Set Goals For Your Future
By “investment portfolio”, we mean nothing more than the set of all financial instruments owned by an investor. The parameters according to which it should be created are:
- performance targets
- time span
- your risk appetite
In the previous article, we went over how to manage your finances, by answering the question: how much capital should I invest?
Today we will address the next questions: where and for how long should I invest?
HOW LONG: How long should I keep an investment?
Set Your Goals
Depending on your economic situation and ambitions, you should set your investment objectives.
For some, the objectives may correspond to needs that emerged during the analysis of the net worth and cashflow, such as excessive debt that must be paid off.
Or the analysis of Step 1 may show that there is positive cash flow but virtually no assets. In this case, the first objective may be to increase your assets. Others may be to create a retirement fund, improve your lifestyle, become self-employed.
Once needs and objectives have been identified, they should be placed on a realistic and functional timeline.
In the economic world we speak of the short, medium and long term.
The goal determines how long you need to keep your money invested and the type of preliminary analysis required to choose the right instrument.

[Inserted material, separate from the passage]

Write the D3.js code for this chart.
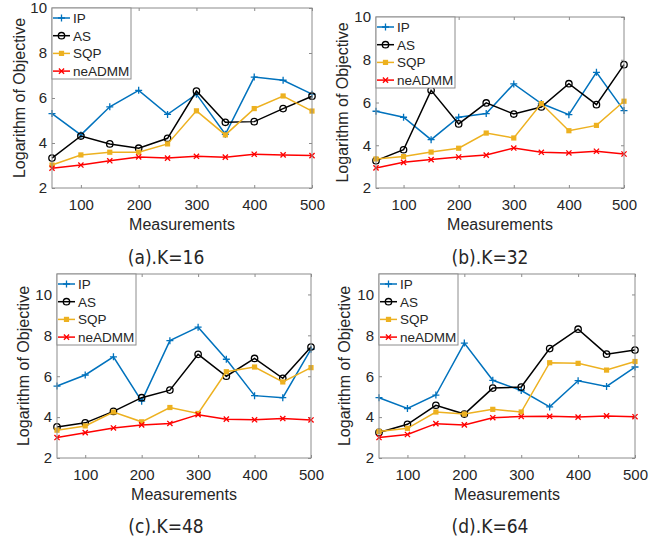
<!DOCTYPE html>
<html>
<head>
<meta charset="utf-8">
<script src="https://cdn.jsdelivr.net/npm/d3@7"></script>
<style>
  body { margin: 0; background: #fff; }
  svg text { font-family: "Liberation Sans", Arial, Helvetica, sans-serif; fill: #262626; }
  .caption { font-family: "DejaVu Sans Condensed", "Liberation Sans Narrow", "DejaVu Sans", sans-serif; font-stretch: condensed; }
</style>
</head>
<body>
<svg id="fig" width="670" height="543"></svg>
<script>
// x values and ticks shared by all four panels
const measurements = [50, 100, 150, 200, 250, 300, 350, 400, 450, 500];
const xTicks = [100, 200, 300, 400, 500];
const yTicks = [2, 4, 6, 8, 10];
const seriesNames = ["IP", "AS", "SQP", "neADMM"];
const seriesColors = ["#0072BD", "#000000", "#EDB120", "#FF0000"];
const captions = ["(a).K=16", "(b).K=32", "(c).K=48", "(d).K=64"];

// (a) K=16
const ipK16   = [5.31, 4.36, 5.61, 6.34, 5.27, 6.17, 4.39, 6.93, 6.79, 6.17];
const asK16   = [3.33, 4.31, 3.96, 3.77, 4.21, 6.31, 4.92, 4.95, 5.53, 6.08];
const sqpK16  = [3.02, 3.47, 3.59, 3.59, 3.96, 5.43, 4.36, 5.53, 6.09, 5.42];
const admmK16 = [2.88, 3.02, 3.21, 3.38, 3.33, 3.41, 3.37, 3.50, 3.47, 3.44];

// (b) K=32
const ipK32   = [5.59, 5.31, 4.26, 5.31, 5.48, 6.87, 5.95, 5.43, 7.41, 5.62];
const asK32   = [3.28, 3.79, 6.57, 5.00, 5.98, 5.46, 5.79, 6.88, 5.90, 7.77];
const sqpK32  = [3.36, 3.47, 3.68, 3.86, 4.57, 4.34, 5.95, 4.68, 4.93, 6.06];
const admmK32 = [2.94, 3.20, 3.33, 3.45, 3.54, 3.87, 3.67, 3.64, 3.72, 3.59];

// (c) K=48
const ipK48   = [5.52, 6.06, 6.95, 4.78, 7.74, 8.40, 6.83, 5.05, 4.95, 7.32];
const asK48   = [3.52, 3.72, 4.28, 4.95, 5.32, 7.07, 6.00, 6.87, 5.90, 7.43];
const sqpK48  = [3.36, 3.57, 4.25, 3.77, 4.47, 4.18, 6.22, 6.45, 5.72, 6.42];
const admmK48 = [3.00, 3.24, 3.47, 3.62, 3.69, 4.12, 3.90, 3.87, 3.93, 3.86];

// (d) K=64
const ipK64   = [4.95, 4.42, 5.08, 7.62, 5.80, 5.30, 4.50, 5.78, 5.50, 6.45];
const asK64   = [3.25, 3.65, 4.58, 4.15, 5.42, 5.47, 7.35, 8.30, 7.08, 7.28];
const sqpK64  = [3.30, 3.45, 4.25, 4.15, 4.38, 4.25, 6.66, 6.63, 6.30, 6.72];
const admmK64 = [3.00, 3.15, 3.68, 3.62, 3.97, 4.03, 4.04, 4.00, 4.06, 4.02];

const panelData = [
  [ipK16, asK16, sqpK16, admmK16],
  [ipK32, asK32, sqpK32, admmK32],
  [ipK48, asK48, sqpK48, admmK48],
  [ipK64, asK64, sqpK64, admmK64]
];

// panel frames (pixels) and y extents
const panels = [
  { left: 52,  right: 312, top: 8,   bottom: 188, yMax: 10, yLabelX: 25,  capX: 166, capY: 264 },
  { left: 376, right: 624, top: 17,  bottom: 188, yMax: 10, yLabelX: 348, capX: 490, capY: 264 },
  { left: 57,  right: 311, top: 274, bottom: 458, yMax: 11, yLabelX: 29,  capX: 166, capY: 533 },
  { left: 379, right: 635, top: 274, bottom: 458, yMax: 11, yLabelX: 350, capX: 490, capY: 533 }
];

const svg = d3.select("#fig");
const boxColor = "#8c8c8c";

// marker drawing for each series
function drawMarker(g, i, color) {
  if (i === 0) {
    g.append("path").attr("d", "M-3.5,0H3.5M0,-3.5V3.5")
      .attr("stroke", color).attr("stroke-width", 1.3).attr("fill", "none");
  } else if (i === 1) {
    g.append("circle").attr("r", 3.2)
      .attr("stroke", color).attr("stroke-width", 1.3).attr("fill", "none");
  } else if (i === 2) {
    g.append("rect").attr("x", -2.6).attr("y", -2.6).attr("width", 5.2).attr("height", 5.2)
      .attr("fill", color);
  } else {
    g.append("path").attr("d", "M-2.6,-2.6L2.6,2.6M-2.6,2.6L2.6,-2.6")
      .attr("stroke", color).attr("stroke-width", 1.3).attr("fill", "none");
  }
}

panels.forEach((p, pi) => {
  const x = d3.scaleLinear().domain([50, 500]).range([p.left, p.right]);
  const y = d3.scaleLinear().domain([2, p.yMax]).range([p.bottom, p.top]);

  // axes, ticks inward like MATLAB
  const xAxis = d3.axisBottom(x).tickValues(xTicks).tickSize(-3).tickSizeOuter(0).tickPadding(11);
  const yAxis = d3.axisLeft(y).tickValues(yTicks).tickSize(-3).tickSizeOuter(0).tickPadding(5);

  const gx = svg.append("g").attr("class", "x axis")
    .attr("transform", `translate(0,${p.bottom})`).call(xAxis);
  const gy = svg.append("g").attr("class", "y axis")
    .attr("transform", `translate(${p.left},0)`).call(yAxis);

  // top and right ticks for the box
  svg.append("g").attr("transform", `translate(0,${p.top})`)
    .call(d3.axisTop(x).tickValues(xTicks).tickSize(-3).tickSizeOuter(0).tickFormat(""));
  svg.append("g").attr("transform", `translate(${p.right},0)`)
    .call(d3.axisRight(y).tickValues(yTicks).tickSize(-3).tickSizeOuter(0).tickFormat(""));

  svg.selectAll(".domain").remove();
  svg.selectAll(".tick line").attr("stroke", boxColor);
  gx.selectAll(".tick text").style("font-size", "15px").attr("fill", "#262626");
  gy.selectAll(".tick text").style("font-size", "15px").attr("fill", "#262626");

  // series lines and markers
  const line = d3.line().x((d, i) => x(measurements[i])).y(d => y(d));
  panelData[pi].forEach((vals, si) => {
    svg.append("path").datum(vals)
      .attr("d", line)
      .attr("fill", "none")
      .attr("stroke", seriesColors[si])
      .attr("stroke-width", 1.5);
    vals.forEach((v, i) => {
      const m = svg.append("g").attr("transform", `translate(${x(measurements[i])},${y(v)})`);
      drawMarker(m, si, seriesColors[si]);
    });
  });

  // box
  svg.append("rect")
    .attr("x", p.left).attr("y", p.top)
    .attr("width", p.right - p.left).attr("height", p.bottom - p.top)
    .attr("fill", "none").attr("stroke", boxColor).attr("stroke-width", 1);

  // axis labels
  svg.append("text")
    .attr("x", (p.left + p.right) / 2).attr("y", p.bottom + 42)
    .attr("text-anchor", "middle").style("font-size", "16px")
    .text("Measurements");
  svg.append("text")
    .attr("transform", `translate(${p.yLabelX},${(p.top + p.bottom) / 2}) rotate(-90)`)
    .attr("text-anchor", "middle").style("font-size", "16px")
    .text("Logarithm of Objective");

  // legend in the north-west corner
  const lg = svg.append("g").attr("transform", `translate(${p.left},${p.top})`);
  lg.append("rect").attr("width", 79).attr("height", 71)
    .attr("fill", "#fff").attr("stroke", boxColor).attr("stroke-width", 1);
  seriesNames.forEach((name, si) => {
    const ry = 10 + si * 17.7;
    lg.append("line").attr("x1", 1).attr("x2", 18).attr("y1", ry).attr("y2", ry)
      .attr("stroke", seriesColors[si]).attr("stroke-width", 1.5);
    const m = lg.append("g").attr("transform", `translate(9.5,${ry})`);
    drawMarker(m, si, seriesColors[si]);
    lg.append("text").attr("x", 21).attr("y", ry + 5)
      .style("font-size", "13.5px").attr("fill", "#000").text(name);
  });

  // subfigure caption
  svg.append("text").attr("class", "caption")
    .attr("x", p.capX).attr("y", p.capY)
    .attr("text-anchor", "middle").style("font-size", "19px").attr("fill", "#000")
    .text(captions[pi]);
});
</script>
</body>
</html>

Invest By Facts, Not Emotions
Analysing the markets involves two types of analysis that helps traders to make predictions about prices and trends of their investments.
- Fundamental analysis: the collection and interpretation data from companies’ balance sheets and macroeconomic factors. If, for instance, I wanted to invest in the stocks of a given company, I would check its public reports and analyse its sector.
- Technical analysis: it involves mainly the interpretation of price trend charts and other metrics of the given asset (the company’s stocks, for instance). These are easy to find, simply by searching on Google you can find constantly updated data.
Difference Between Technical and Fundamental Analysis
The main difference between technical and fundamental analysis is simple: fundamental analysis studies the intrinsic value of a financial instrument, an action, a market or a specific economy. In order to do so, it uses synthetic indicators, such as the unemployment rate, inflation, the level of interest rates, imports and exports, retail sales, consumer confidence, etc.
The technical analysis, instead, is based on the historical figures of the market (i.e. graphs), with the conviction that an identical graphic formation of the past must generate the same movement in the future of prices.
Even if some graphic formations repeat themselves, during the negotiation hours other variables (mostly related to the fundamental analysis) can intervene, interrupting the graphic formation and causing a different result.
Technical analysis is not a science, although it is based on some mathematical considerations. No one can guarantee that a certain trend that occurred in the past can also occur in the future. Therefore, it is better to use probabilistic terms. A certain movement can occur with a higher or lower percentage of probability, without eliminating the risk and the possibility of error.
Since finding reliable and complete information for cryptocurrencies is more difficult, we will dedicate to this type of analysis the articles Analyze the Cryptocurrency Market and Market Order, Limit Order and Stop Order.
WHERE: What should I invest in?
Find out what kind of investor you are
Knowing yourself and your risk appetite is fundamental before making an investment.
Risk appetite is the ability to withstand the uncertainty associated with an investment and it is expressed by a coefficient (a number).
Calculate Your Risk Appetite
Risk appetite can be broken down into two aspects:
- first, the risk capacity – how much an investor can bear a loss without changing his or her standard of living.
- second, the risk tolerance, is more subjective and indicates an investor’s tolerance to loss before he or she becomes anxious and loses control.
You can calculate your risk profile on any online site that offers a free test. All you have to do is fill in the questions in absolute honesty.
By analysing your risk aversion and considering your objectives, you will get a trade-off between risk and return suitable for each type of investor.
An investor with little time to devote to market research, looking for inexpensive and low-risk solutions. Favours assets such as ETFs, low risk and long-term investments. The passive management of ETFs saves you from having to choose personally the assets you invest in.
An investor who has little time to devote to market research, who has more spending power and is ready to invest also in high-risk assets. Willing to choose mutual funds, which are more expensive than ETFs but are managed actively. Because of this, they can guarantee higher returns.
An investor who wants to manage their investments independently, studying the market, keeping a low-risk profile. Bonds, Government Bonds and Equities are the preferred options. They keep a long-term vision, but pretend a higher return in the medium term as well.
Spends a lot of time reading market movements, keeping a high risk/return profile. Prefers forex, commodities and innovative high-risk assets with a view to portfolio diversification. They look for tangible results in the short or very short term.